The transvestite said he was picked up at the tavern by the ironworker who asked him to perform a sex act and said he would give him $20. The transvestite performed the "head" but the ironworker refused to pay. The transvestite said they got in a violent argument and maybe be stuck the guy a little, "I don't know." Mansfield said the injuries were not serious.
"Maybe I made an error in judgment," Mansfield said, "but if I did, I can live with it." If the case had gone to trial and the ironworker had realized he would have been accused of having sex with a transvestite, he probably would have said "forget it" anyway, Mansfield said.

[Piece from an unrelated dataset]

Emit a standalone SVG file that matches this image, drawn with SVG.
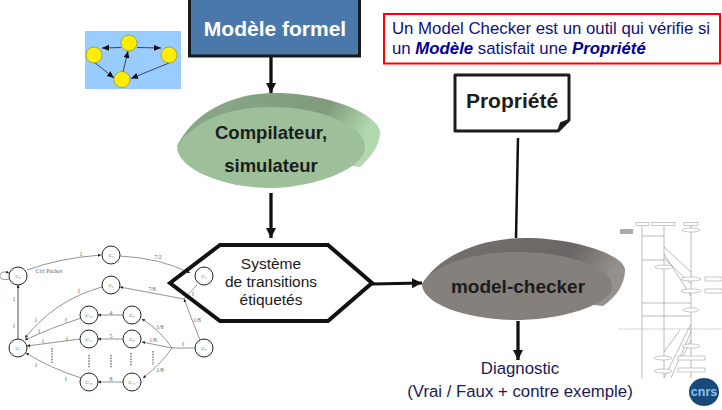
<svg xmlns="http://www.w3.org/2000/svg" width="722" height="410" viewBox="0 0 722 410">
<style>
text{font-family:"Liberation Sans",Arial,sans-serif;text-anchor:middle}
.main{stroke:#111;stroke-width:3.3;fill:none}
.lts{stroke:#777;stroke-width:.8;fill:none}
.st{stroke:#222;stroke-width:1;fill:#fff}
.sl{font-family:"Liberation Serif",serif;font-size:5px;fill:#555}
.el{font-family:"Liberation Serif",serif;font-size:6px;fill:#666}
.dot{stroke:#333;stroke-width:1;stroke-dasharray:1.5 1.2;fill:none}
.sq{stroke:#777;stroke-width:.5;fill:none}
.sb{stroke:#777;stroke-width:.4;fill:#fff}
.lab{fill:#1c1c1c;font-weight:bold}
.dg{fill:#1a1a55}
.yl{fill:#ffee00;stroke:#8a8a40;stroke-width:.7}
</style>
<defs>
<marker id="big" markerUnits="userSpaceOnUse" markerWidth="12" markerHeight="12" refX="10" refY="5" orient="auto"><path d="M0,0L10,5L0,10Z" fill="#111"/></marker>
<marker id="sm" markerUnits="userSpaceOnUse" markerWidth="9" markerHeight="8" refX="7" refY="3" orient="auto"><path d="M0,0L7,3L0,6Z" fill="#111"/></marker>
<marker id="tn" markerUnits="userSpaceOnUse" markerWidth="4" markerHeight="4" refX="3" refY="1.5" orient="auto"><path d="M0,0L3,1.5L0,3Z" fill="#222"/></marker>
<linearGradient id="gb" x1="0" y1="0" x2="1" y2="0.2"><stop offset="0" stop-color="#8cab89"/><stop offset=".75" stop-color="#7e9b7c"/><stop offset="1" stop-color="#b2d8ae"/></linearGradient>
<linearGradient id="mb" x1="0" y1="0" x2="1" y2="0.2"><stop offset="0" stop-color="#77726f"/><stop offset=".75" stop-color="#6b6664"/><stop offset="1" stop-color="#95908b"/></linearGradient>
</defs>

<g id="petit-graphe">
<rect x="85" y="31" width="96" height="58" fill="#99ccff"/>
<g style="stroke:#223;stroke-width:.8;fill:none">
<path d="M121,47.500L102,48" marker-end="url(#sm)"/>
<path d="M137,47.500L161,48" marker-end="url(#sm)"/>
<path d="M94,62L114,78" marker-end="url(#sm)"/>
<path d="M123,72L128,51" marker-end="url(#sm)"/>
<path d="M169,63L131,78.500" marker-end="url(#sm)"/>
</g>
<circle class="yl" cx="129" cy="43" r="8"/><circle class="yl" cx="94" cy="55" r="8"/><circle class="yl" cx="169" cy="55" r="8"/><circle class="yl" cx="122" cy="79.500" r="8"/>
</g>

<g id="lts">
<g class="lts">
<path d="M27,270Q60,258 101,255" marker-end="url(#tn)"/>
<path d="M120,256Q160,258 190,273" marker-end="url(#tn)"/>
<path d="M197,285L184,299"/>
<path d="M184,299L120,287" marker-end="url(#tn)"/>
<path d="M102,287Q55,300 25,338" marker-end="url(#tn)"/>
<path d="M81,318Q50,328 25,340" marker-end="url(#tn)"/>
<path d="M80,339L27,346" marker-end="url(#tn)"/>
<path d="M81,378Q50,368 26,353" marker-end="url(#tn)"/>
<path d="M123,315H98" marker-end="url(#tn)"/>
<path d="M123,339H98" marker-end="url(#tn)"/>
<path d="M123,382H98" marker-end="url(#tn)"/>
<path d="M195,348H172"/>
<path d="M172,348Q160,330 142,319" marker-end="url(#tn)"/>
<path d="M172,348L142,342" marker-end="url(#tn)"/>
<path d="M172,348Q160,365 143,378" marker-end="url(#tn)"/>
<path d="M200,340L184,299" marker-end="url(#tn)"/>
<path d="M18,339V285" style="stroke-width:1.300" marker-end="url(#tn)"/>
<path d="M9,279C-3,283 -3,268 9,273" marker-end="url(#tn)"/>
</g>
<g class="dot"><path d="M52,348V363"/><path d="M89,355V368"/><path d="M111,355V368"/><path d="M131,353V366"/><path d="M153,351V365"/></g>
<g class="st"><circle cx="18" cy="276" r="9"/><circle cx="111" cy="255" r="9"/><circle cx="111" cy="285" r="9"/><circle cx="204" cy="276" r="9"/><circle cx="18" cy="348" r="9"/><circle cx="89" cy="315" r="9"/><circle cx="132" cy="315" r="9"/><circle cx="89" cy="339" r="9"/><circle cx="132" cy="339" r="9"/><circle cx="89" cy="382" r="9"/><circle cx="132" cy="382" r="9"/><circle cx="204" cy="348" r="9"/></g>
<text class="sl" x="18" y="278">C₂</text><text class="sl" x="111" y="257">C₃</text><text class="sl" x="111" y="287">C₃</text><text class="sl" x="204" y="278">C₄</text><text class="sl" x="18" y="350">C₁</text><text class="sl" x="89" y="317">C₁₀</text><text class="sl" x="132" y="317">C₇</text><text class="sl" x="89" y="341">C₁₄</text><text class="sl" x="132" y="341">C₈</text><text class="sl" x="89" y="384">C₁₅</text><text class="sl" x="132" y="384">C₁₁</text><text class="sl" x="204" y="350">C₅</text>
<text class="el" x="49" y="273">Ctrl Packet</text><text class="el" x="81" y="256">1</text><text class="el" x="158" y="259">7/2</text><text class="el" x="79" y="293">f</text><text class="el" x="152" y="291">7/8</text><text class="el" x="193" y="296">f</text><text class="el" x="197" y="322">1/8</text><text class="el" x="14" y="301">1</text><text class="el" x="14" y="328">f</text><text class="el" x="36" y="322">1</text><text class="el" x="66" y="322">f</text><text class="el" x="39" y="333">1</text><text class="el" x="43" y="343">1</text><text class="el" x="67" y="341">f</text><text class="el" x="36" y="367">1</text><text class="el" x="66" y="381">f</text><text class="el" x="111" y="315">4</text><text class="el" x="111" y="338">5</text><text class="el" x="111" y="381">8</text><text class="el" x="160" y="329">1/8</text><text class="el" x="153" y="342">1/8</text><text class="el" x="160" y="372">1/8</text><text class="el" x="183" y="346">f</text>
</g>

<g id="sequence">
<g class="sq">
<path d="M642,226V378M664,226V378M691,226V378"/>
<path d="M642,236H664M664,260H642M691,303H642M642,316H691M664,247L691,272M664,254L691,296M664,258L691,284M691,324L664,378M691,332L671,378M691,340L681,360M680,330L664,352"/>
<path d="M619,329H722" stroke-dasharray="1.500 1"/>
</g>
<g class="sb">
<rect x="636" y="222.500" width="13" height="3"/><rect x="652" y="222.500" width="23" height="3"/><rect x="684" y="222.500" width="14" height="3"/>
<rect x="620" y="229" width="13" height="5" style="fill:#aaa;stroke:none"/>
<ellipse cx="691" cy="230" rx="9" ry="2"/><ellipse cx="664" cy="267" rx="9" ry="2"/><ellipse cx="691" cy="279" rx="10" ry="2"/><ellipse cx="691" cy="291" rx="10" ry="2"/><ellipse cx="691" cy="310" rx="8" ry="2"/><ellipse cx="691" cy="346" rx="9" ry="2"/><ellipse cx="663" cy="358" rx="9" ry="2"/><ellipse cx="663" cy="371" rx="9" ry="2"/>
<rect x="705" y="277" width="17" height="4"/><rect x="705" y="289" width="17" height="4"/><rect x="678" y="356" width="27" height="4"/><rect x="678" y="368" width="27" height="4"/>
</g>
</g>

<g id="connecteurs">
<path class="main" d="M271,56V93" marker-end="url(#big)"/>
<path class="main" d="M271,193V238" marker-end="url(#big)"/>
<path d="M372,284L422,283" style="stroke:#111;stroke-width:2.800;fill:none" marker-end="url(#big)"/>
<path d="M518,138L516,238" style="stroke:#111;stroke-width:2.500;fill:none"/>
<path class="main" d="M518,321V360" marker-end="url(#big)"/>
</g>

<g id="modele-formel">
<rect x="189.500" y="-5" width="170" height="61" fill="#4a78aa" stroke="#1a1a1a" stroke-width="3"/>
<text x="275" y="36" font-size="21" font-weight="bold" fill="#fff">Modèle formel</text>
</g>

<g id="compilateur">
<path d="M177,146C195,110 235,93 275,93C330,93 380,115 380,133C380,145 370,158 360,167Z" fill="url(#gb)"/>
<path d="M177,146C195,120 230,107 271,107C320,107 365,125 365,147C365,170 310,188 271,188C225,188 177,170 177,146Z" fill="#9dc09b"/>
<text class="lab" x="271" y="139" font-size="18.500">Compilateur,</text>
<text class="lab" x="271" y="172" font-size="18.500">simulateur</text>
</g>

<g id="systeme">
<path d="M170,283L220,245H328L372,283L328,321H220Z" fill="none" stroke="#111" stroke-width="4"/>
<g fill="#1a1a1a" font-size="15.500"><text x="271" y="269">Système</text><text x="271" y="287">de transitions</text><text x="271" y="305">étiquetés</text></g>
</g>

<g id="propriete">
<path d="M455,75H569V120L558,131H455Z" fill="#fff" stroke="#1a1a1a" stroke-width="3" stroke-linejoin="round"/>
<path d="M569,120L558,131L561,123Z" fill="#1a1a1a" stroke="#1a1a1a" stroke-width="2"/>
<text class="lab" x="512" y="108" font-size="21">Propriété</text>
</g>

<g id="model-checker">
<path d="M422,284C440,255 480,238 525,238C575,238 625,255 625,270C625,285 615,298 603,306Z" fill="url(#mb)"/>
<path d="M422,284C435,262 480,252 517,252C570,252 612,268 612,286C612,305 560,320 517,320C470,320 422,305 422,284Z" fill="#85807c"/>
<text class="lab" x="518" y="293" font-size="19">model-checker</text>
</g>

<g id="definition">
<rect x="384" y="14" width="336" height="49.500" fill="#fff" stroke="#ff0000" stroke-width="2"/>
<g font-size="16.800" fill="#10107a">
<text x="392" y="34" style="text-anchor:start">Un Model Checker est un outil qui vérifie si</text>
<text x="392" y="54" style="text-anchor:start">un <tspan font-weight="bold" font-style="italic" fill="#000090">Modèle</tspan> satisfait une <tspan font-weight="bold" font-style="italic" fill="#000090">Propriété</tspan></text>
</g>
</g>

<g id="diagnostic" font-size="16.800">
<text class="dg" x="520" y="374">Diagnostic</text>
<text class="dg" x="520" y="397">(Vrai / Faux + contre exemple)</text>
</g>

<g id="logo">
<ellipse cx="704" cy="392" rx="15" ry="14" fill="#174a78"/>
<text x="704" y="396" font-size="12.500" font-weight="bold" fill="#8cc4ee">cnrs</text>
</g>
</svg>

In all sex cases, if a victim admits he was seeking a sexual liaison and says he was beaten and robbed, "I'm more likely to prosecute than the guy who says 'My car broke down and I'm an innocent fellow who's down here all by myself and these bad people are trying to take my money.' Well, he's lying already. In this case, I felt the victim was lying," Mansfield said.
"Any time I decline a case, every department, not just East St. Louis, or any other assistant state's attorney declines a case, any police department is free, and it doesn't hurt anybody's feelings, to take the case to John (State's Atty. John Baricevic). Most of the time John upholds our decisions, but the are times when John says 'no, go ahead and charge it.' He doesn't say we're wrong, he says 'Well, it's a matter of opinion.' So apparently they weren't that concerned about the case either," since they did not appeal to John.
The following was taken from the Belleville News-Democrat of Tuesday, Oct. 2,1990.
And in the same issue:
Mansfield said he was disappointed that Chief of Detectives Anderson felt as he said about Mansfield. "I thought we had a working relationship," Mansfield said. "The office and Lester Anderson have had our differences, I never thought we had made up and everybody loves each other, but I thought we'd gotten to the point recently where we had a working relationship that lets us all get the job done ... where we were getting on with the business of police work and the prosecution was getting done."
Mansfield said that he often finds when he rejects a case because of lack of evidence or shoddy police work the black policemen want to blame it on race. He said he marvels at the belief by some blacks that there is a great conspiracy against East St. Louis by the whites in the county. "I marvel at it, but then when I think about it realistically, I can see where a persuasive black leader could convince a lot of people that it is a fact."